The 627th Soundtrack of the Week is Bert Kaempfert's music for A Man Could Get Killed.

The main title starts with explosive blasts of horns and some of the intervals suggest what a 1960s Bond score written by Akira Ifukube might have been like. Pretty soon it settles down into an atmospheric and mellow zone with prominent electric bass guitar.

Then it sways and some plucked instruments that sound like they might be East European in origin create a totally different setting and it's only then that we get the main title theme.

You've heard this theme before. You'll hear it many times on this record but the theme itself was so catchy that after it had lyrics added to it it became a little song called "Strangers in the Night".

"Explosive Welcome/Bi-Naveled/Key Note" is a fairly elaborate three minutes of dramatic underscore that suggests some comic hijinks as well as some suspenseful action and romance.

Lush, Mancini-esque orchestrations follow for "Beddy Bye", which reprises the main theme after some "laughing" trumpets.

Then, for "Beddoes Shadows", things get slinky and Mancini-like again with the electric bass guitar suggesting The Pink Panter and Peter Gunn while once again we hear the main title theme. The rhythm section really swings in this one.

Pizzicato strings start off the gently swaying "Clues Dropper/A Tape Sandwich/Rude Awakening". You'll also hear a quote of "Rule Brittania" and some high-tension dramatic music before the inevitable return to the main theme.

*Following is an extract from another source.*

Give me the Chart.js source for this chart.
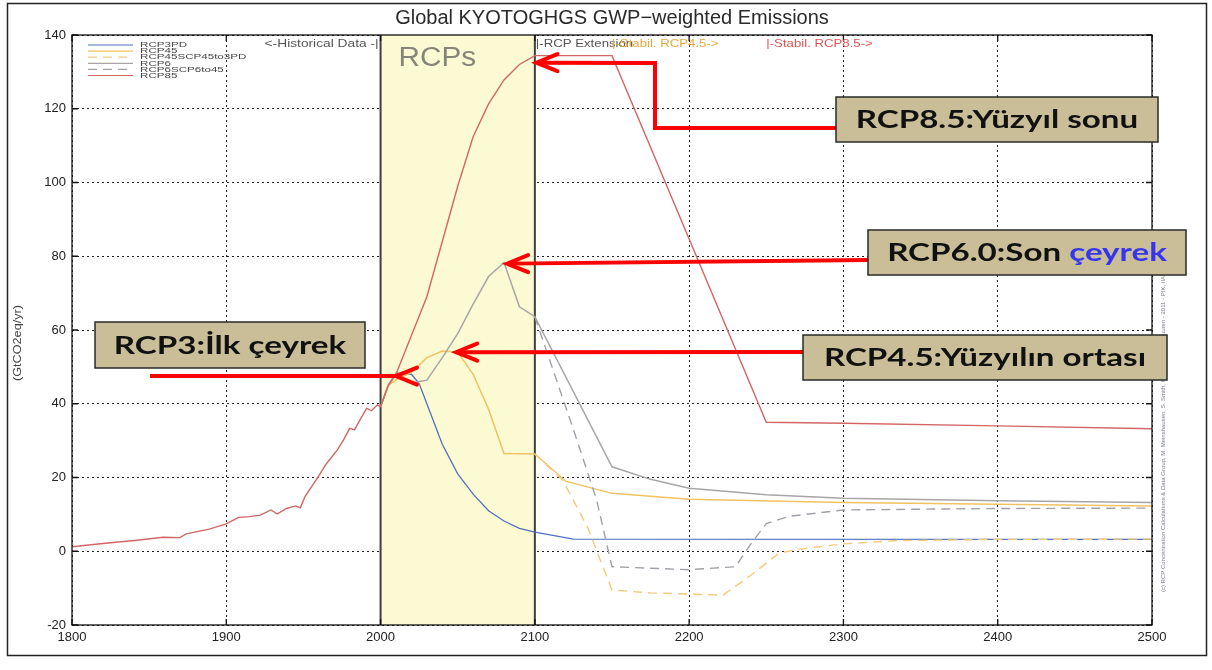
<!DOCTYPE html>
<html lang="tr">
<head>
<meta charset="utf-8">
<title>Global KYOTOGHGS GWP-weighted Emissions</title>
<script src="https://cdn.jsdelivr.net/npm/chart.js@4.4.1/dist/chart.umd.min.js"></script>
<style>
  html, body { margin: 0; padding: 0; background: #fff; }
  #kutu { width: 1212px; height: 670px; position: relative; }
</style>
</head>
<body>
<div id="kutu"><canvas id="grafik"></canvas></div>
<script>
// ── Veri (GtCO2eq/yr) ───────────────────────────────────
var TARIH_YIL   = [1800, 1820, 1842, 1859, 1870, 1874, 1889, 1900, 1908, 1915, 1922, 1929, 1933, 1939, 1945, 1948, 1951, 1959, 1965, 1972, 1976, 1980, 1983, 1991, 1994, 1998, 2000];
var TARIH_DEGER = [1.2, 2.1, 3.0, 3.8, 3.7, 4.7, 6.0, 7.4, 9.2, 9.4, 9.8, 11.2, 10.1, 11.6, 12.3, 11.8, 14.8, 19.8, 23.8, 27.5, 30.2, 33.3, 32.9, 38.8, 38.1, 39.7, 39.2];

var RCP3PD_YIL   = [2000, 2005, 2010, 2020, 2025, 2030, 2040, 2050, 2060, 2070, 2080, 2090, 2100, 2125, 2500];
var RCP3PD_DEGER = [39.2, 45, 48.3, 48, 45.5, 40, 29, 21, 15.5, 11, 8.2, 6.2, 5.2, 3.3, 3.2];

var RCP45_YIL   = [2000, 2005, 2010, 2020, 2030, 2040, 2050, 2060, 2070, 2080, 2100, 2120, 2150, 2200, 2300, 2500];
var RCP45_DEGER = [39.2, 45, 46.5, 48.5, 52.5, 54.3, 54, 48, 38.5, 26.5, 26.4, 19, 15.7, 14.1, 13.2, 12.3];

var RCP45SCP_YIL   = [2100, 2118, 2134, 2150, 2175, 2222, 2240, 2258, 2270, 2300, 2335, 2400, 2500];
var RCP45SCP_DEGER = [26.4, 19.3, 6.7, -10.5, -11.3, -11.9, -6.5, -0.6, 0.5, 2.0, 2.9, 3.2, 3.3];

var RCP6_YIL   = [2000, 2005, 2010, 2020, 2030, 2040, 2050, 2060, 2070, 2080, 2090, 2100, 2150, 2175, 2200, 2250, 2300, 2400, 2500];
var RCP6_DEGER = [39.2, 45, 48, 45.6, 46.4, 52.5, 59, 67, 74.5, 78.3, 66.3, 63.6, 22.9, 19.5, 17.1, 15.3, 14.4, 13.7, 13.2];

var RCP6SCP_YIL   = [2100, 2125, 2140, 2150, 2200, 2230, 2240, 2250, 2265, 2300, 2400, 2500];
var RCP6SCP_DEGER = [63.6, 33, 14, -4.2, -5, -4.2, 2, 7.5, 9.5, 11.2, 11.6, 11.7];

var RCP85_YIL   = [2005, 2010, 2020, 2030, 2040, 2050, 2060, 2070, 2080, 2090, 2100, 2150, 2250, 2300, 2400, 2500];
var RCP85_DEGER = [45, 48, 58.5, 69, 84, 99, 112.4, 121.3, 127.8, 132, 134.4, 134.4, 35, 34.7, 34, 33.2];

var X_TIKLER = [1800, 1900, 2000, 2100, 2200, 2300, 2400, 2500];
var Y_TIKLER = [-20, 0, 20, 40, 60, 80, 100, 120, 140];

// ── Renkler ─────────────────────────────────────────────
var MAVI    = '#4f72c0';
var SARI    = '#f0c262';
var SARI_K  = '#f3c97c';
var GRI     = '#a6a6a6';
var GRI_K   = '#a0a0aa';
var KIRMIZI = '#d26666';
var OK_RENK = '#ff0000';
var KUTU    = '#c9be97';

Chart.defaults.font.family = "'Liberation Sans', Arial, sans-serif";
Chart.defaults.color = '#222';

function noktalar(yillar, degerler) {
  return yillar.map(function(y, i) { return { x: y, y: degerler[i] }; });
}

var seriler = [
  { label: 'RCP3PD', data: noktalar(RCP3PD_YIL, RCP3PD_DEGER), borderColor: MAVI, borderWidth: 1.3, order: 5 },
  { label: 'RCP45', data: noktalar(RCP45_YIL, RCP45_DEGER), borderColor: SARI, borderWidth: 1.5, order: 4 },
  { label: 'RCP45SCP45to3PD', data: noktalar(RCP45SCP_YIL, RCP45SCP_DEGER), borderColor: SARI_K, borderWidth: 1.4, borderDash: [9, 6], order: 3 },
  { label: 'RCP6', data: noktalar(RCP6_YIL, RCP6_DEGER), borderColor: GRI, borderWidth: 1.5, order: 2 },
  { label: 'RCP6SCP6to45', data: noktalar(RCP6SCP_YIL, RCP6SCP_DEGER), borderColor: GRI_K, borderWidth: 1.4, borderDash: [9, 6], order: 1 },
  { label: 'RCP85', data: noktalar(TARIH_YIL.concat(RCP85_YIL), TARIH_DEGER.concat(RCP85_DEGER)), borderColor: KIRMIZI, borderWidth: 1.4, order: 0 }
];

// Okların gösterdiği noktalar (yıl, değer)
var ETIKETLER = [
  { metin: ['RCP8.5:Yüzyıl sonu'], kutu: [836, 97, 322, 45], uc: [2101, 132.5], yol: [[836, 128], [655, 128], [655, 63]] },
  { metin: ['RCP6.0:Son ', 'çeyrek'], kutu: [868, 230, 318, 45], uc: [2082, 78], yol: [[868, 260]] },
  { metin: ['RCP4.5:Yüzyılın ortası'], kutu: [803, 335, 364, 45], uc: [2049, 54], yol: [[803, 352]] },
  { metin: ['RCP3:İlk çeyrek'], kutu: [95, 322, 270, 46], uc: [2010, 47.5], yol: [[150, 376]] }
];

function ok(ctx, yol, ux, uy) {
  ctx.save();
  ctx.strokeStyle = OK_RENK;
  ctx.lineWidth = 4;
  ctx.beginPath();
  ctx.moveTo(yol[0][0], yol[0][1]);
  for (var i = 1; i < yol.length; i++) ctx.lineTo(yol[i][0], yol[i][1]);
  ctx.lineTo(ux + 2, uy);
  ctx.stroke();
  ctx.lineCap = 'round';
  ctx.beginPath();
  ctx.moveTo(ux + 21, uy - 8.5);
  ctx.lineTo(ux, uy);
  ctx.lineTo(ux + 21, uy + 8.5);
  ctx.stroke();
  ctx.restore();
}

// yatay olarak gerilmiş yazı
function yaz(ctx, metin, x, y, sx) {
  ctx.save();
  ctx.translate(x, y);
  ctx.scale(sx, 1);
  ctx.fillText(metin, 0, 0);
  ctx.restore();
}

// ── Süslemeler: bant, çerçeve, lejant, notlar ───────────
var suslemeler = {
  id: 'suslemeler',
  beforeDatasetsDraw: function(chart) {
    var ctx = chart.ctx, a = chart.chartArea;
    var xs = chart.scales.x;
    var x0 = xs.getPixelForValue(2000), x1 = xs.getPixelForValue(2100);
    ctx.save();
    ctx.fillStyle = '#fcfad2';
    ctx.fillRect(x0, a.top, x1 - x0, a.bottom - a.top);
    ctx.fillStyle = '#85857a';
    ctx.font = "27px 'Liberation Sans', Arial";
    ctx.textBaseline = 'alphabetic';
    yaz(ctx, 'RCPs', x0 + 18, a.top + 31, 1.1);
    ctx.strokeStyle = '#404040';
    ctx.lineWidth = 2;
    ctx.beginPath();
    ctx.moveTo(x0, a.top); ctx.lineTo(x0, a.bottom);
    ctx.moveTo(x1, a.top); ctx.lineTo(x1, a.bottom);
    ctx.stroke();
    ctx.restore();
  },
  afterDatasetsDraw: function(chart) {
    var ctx = chart.ctx, a = chart.chartArea;
    var xs = chart.scales.x, ys = chart.scales.y;
    ctx.save();

    // eksen kutusu ve içe dönük çentikler
    ctx.strokeStyle = '#111';
    ctx.lineWidth = 1.3;
    ctx.strokeRect(a.left, a.top, a.right - a.left, a.bottom - a.top);
    ctx.beginPath();
    Y_TIKLER.forEach(function(v) {
      var y = ys.getPixelForValue(v);
      ctx.moveTo(a.left, y); ctx.lineTo(a.left + 6, y);
      ctx.moveTo(a.right, y); ctx.lineTo(a.right - 6, y);
    });
    X_TIKLER.forEach(function(v) {
      var x = xs.getPixelForValue(v);
      ctx.moveTo(x, a.bottom); ctx.lineTo(x, a.bottom - 6);
      ctx.moveTo(x, a.top); ctx.lineTo(x, a.top + 6);
    });
    ctx.stroke();

    // başlık ve eksen adı
    ctx.fillStyle = '#2a2a2a';
    ctx.textAlign = 'center';
    ctx.textBaseline = 'middle';
    ctx.font = "20px 'Liberation Sans', Arial";
    ctx.fillText('Global KYOTOGHGS GWP\u2212weighted Emissions', (a.left + a.right) / 2, 18);
    ctx.save();
    ctx.translate(18, 343);
    ctx.rotate(-Math.PI / 2);
    ctx.font = "11px 'Liberation Sans', Arial";
    ctx.fillStyle = '#444';
    ctx.scale(1.15, 1);
    ctx.fillText('(GtCO2eq/yr)', 0, 0);
    ctx.restore();

    // üst bölge yazıları
    ctx.font = "11px 'Liberation Sans', Arial";
    ctx.fillStyle = '#555';
    ctx.textAlign = 'left';
    var gen = ctx.measureText('<-Historical Data -|').width * 1.25;
    yaz(ctx, '<-Historical Data -|', xs.getPixelForValue(2000) - 2 - gen, a.top + 9, 1.25);
    yaz(ctx, '|-RCP Extension', xs.getPixelForValue(2100) + 1, a.top + 9, 1.2);
    ctx.fillStyle = '#e6a83c';
    yaz(ctx, '|-Stabil. RCP4.5->', xs.getPixelForValue(2150), a.top + 9, 1.2);
    ctx.fillStyle = '#e05555';
    yaz(ctx, '|-Stabil. RCP8.5->', xs.getPixelForValue(2250), a.top + 9, 1.2);

    // küçük dikey künye
    ctx.save();
    ctx.translate(a.right + 11, 430);
    ctx.rotate(-Math.PI / 2);
    ctx.textAlign = 'center';
    ctx.font = "6px 'Liberation Sans', Arial";
    ctx.fillStyle = '#7a7f90';
    ctx.fillText('(c) RCP Concentration Calculations & Data Group, M. Meinshausen, S. Smith, K. Riahi, D. van Vuuren - 2011 - PIK, IIASA', 0, 0);
    ctx.restore();

    // lejant
    ctx.font = "8px 'Liberation Sans', Arial";
    ctx.textAlign = 'left';
    ctx.textBaseline = 'middle';
    chart.data.datasets.forEach(function(ds, i) {
      var y = 45 + i * 6.1;
      ctx.strokeStyle = ds.borderColor;
      ctx.lineWidth = 1.2;
      ctx.setLineDash(ds.borderDash || []);
      ctx.beginPath(); ctx.moveTo(88, y); ctx.lineTo(133, y); ctx.stroke();
      ctx.setLineDash([]);
      ctx.fillStyle = '#444';
      yaz(ctx, ds.label, 140, y, 1.45);
    });

    // dış çerçeve
    ctx.strokeStyle = '#222';
    ctx.lineWidth = 1.5;
    ctx.strokeRect(7.5, 3.5, 1199, 652);

    // notlar ve oklar
    ETIKETLER.forEach(function(e) {
      var k = e.kutu;
      ok(ctx, e.yol, xs.getPixelForValue(e.uc[0]), ys.getPixelForValue(e.uc[1]));
      ctx.fillStyle = KUTU;
      ctx.fillRect(k[0], k[1], k[2], k[3]);
      ctx.strokeStyle = '#2a2a2a';
      ctx.lineWidth = 1.5;
      ctx.strokeRect(k[0], k[1], k[2], k[3]);
      ctx.font = "bold 24px Lato, 'Open Sans', sans-serif";
      ctx.textBaseline = 'middle';
      ctx.textAlign = 'left';
      var sx = 1.38;
      var toplam = 0;
      e.metin.forEach(function(p) { toplam += ctx.measureText(p).width * sx; });
      var x = k[0] + (k[2] - toplam) / 2;
      e.metin.forEach(function(p, j) {
        ctx.fillStyle = j === 0 ? '#111' : '#3535ee';
        yaz(ctx, p, x, k[1] + k[3] / 2 + 1, sx);
        x += ctx.measureText(p).width * sx;
      });
    });
    ctx.restore();
  }
};

function yilYaz(v) { return String(v); }

new Chart(document.getElementById('grafik'), {
  type: 'line',
  data: { datasets: seriler },
  options: {
    responsive: true,
    maintainAspectRatio: false,
    animation: false,
    layout: { padding: { top: 35, right: 60, bottom: 0, left: 0 } },
    elements: { point: { radius: 0 }, line: { tension: 0 } },
    plugins: { legend: { display: false }, tooltip: { enabled: false } },
    scales: {
      x: {
        type: 'linear', min: 1800, max: 2500,
        afterBuildTicks: function(s) { s.ticks = X_TIKLER.map(function(v) { return { value: v }; }); },
        afterFit: function(s) { s.height = 45; },
        grid: { color: '#222', drawTicks: false },
        border: { display: false, dash: [2, 3] },
        ticks: { padding: 5, font: { size: 13 }, color: '#222', maxRotation: 0, callback: yilYaz }
      },
      y: {
        min: -20, max: 140,
        afterBuildTicks: function(s) { s.ticks = Y_TIKLER.map(function(v) { return { value: v }; }); },
        afterFit: function(s) { s.width = 72; },
        grid: { color: '#222', drawTicks: false },
        border: { display: false, dash: [2, 3] },
        ticks: { padding: 6, font: { size: 13 }, color: '#222', callback: yilYaz }
      }
    }
  },
  plugins: [suslemeler]
});
</script>
</body>
</html>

Spanish classical guitar with some flamenco flourishes opens "Noted Arrival" There's a little bit of support from strings but it's really the acoustic guitar's show.

The B side starts with "Taking De-Tour", which is a jaunty number that certainly sounds like it accompanies a scene of characters on the move.

Again we have the kind of Eastern European or possibly Mediterranean-sounding strummed instruments, this time with upright bass and jingled bells, as well as the rest of the orchestra, for the tranquil "Sale Fish".

"Down to the Docks/A Deadly Game" is another one with a Mancini-like bounce to it. This time the flutes are the principal voice until the strings take over for a reprise of the main theme. After that comes the tenser and more adventurous "Deadly Game" part that nonetheless resolves into a placid and romantic cue.

Sprightly intrigue music with a definite Middle Eastern touch, and a bit of Tchaikovsky's sugar plum fairies, describes the driving 3/4 piece "Foiled in Oil".

Another two-parter is next, "Handy Brandy/Hail the Azalea", which has perhaps a Russian dance flavor—or Star Trek fight music—quality to it. It winds things up in a velvety, loungey, late-night mood with lush string arrangements.

And then we get the main theme one more time for "No a Go Go (End Title)", which presents it as you've already hears it but builds to a big finish.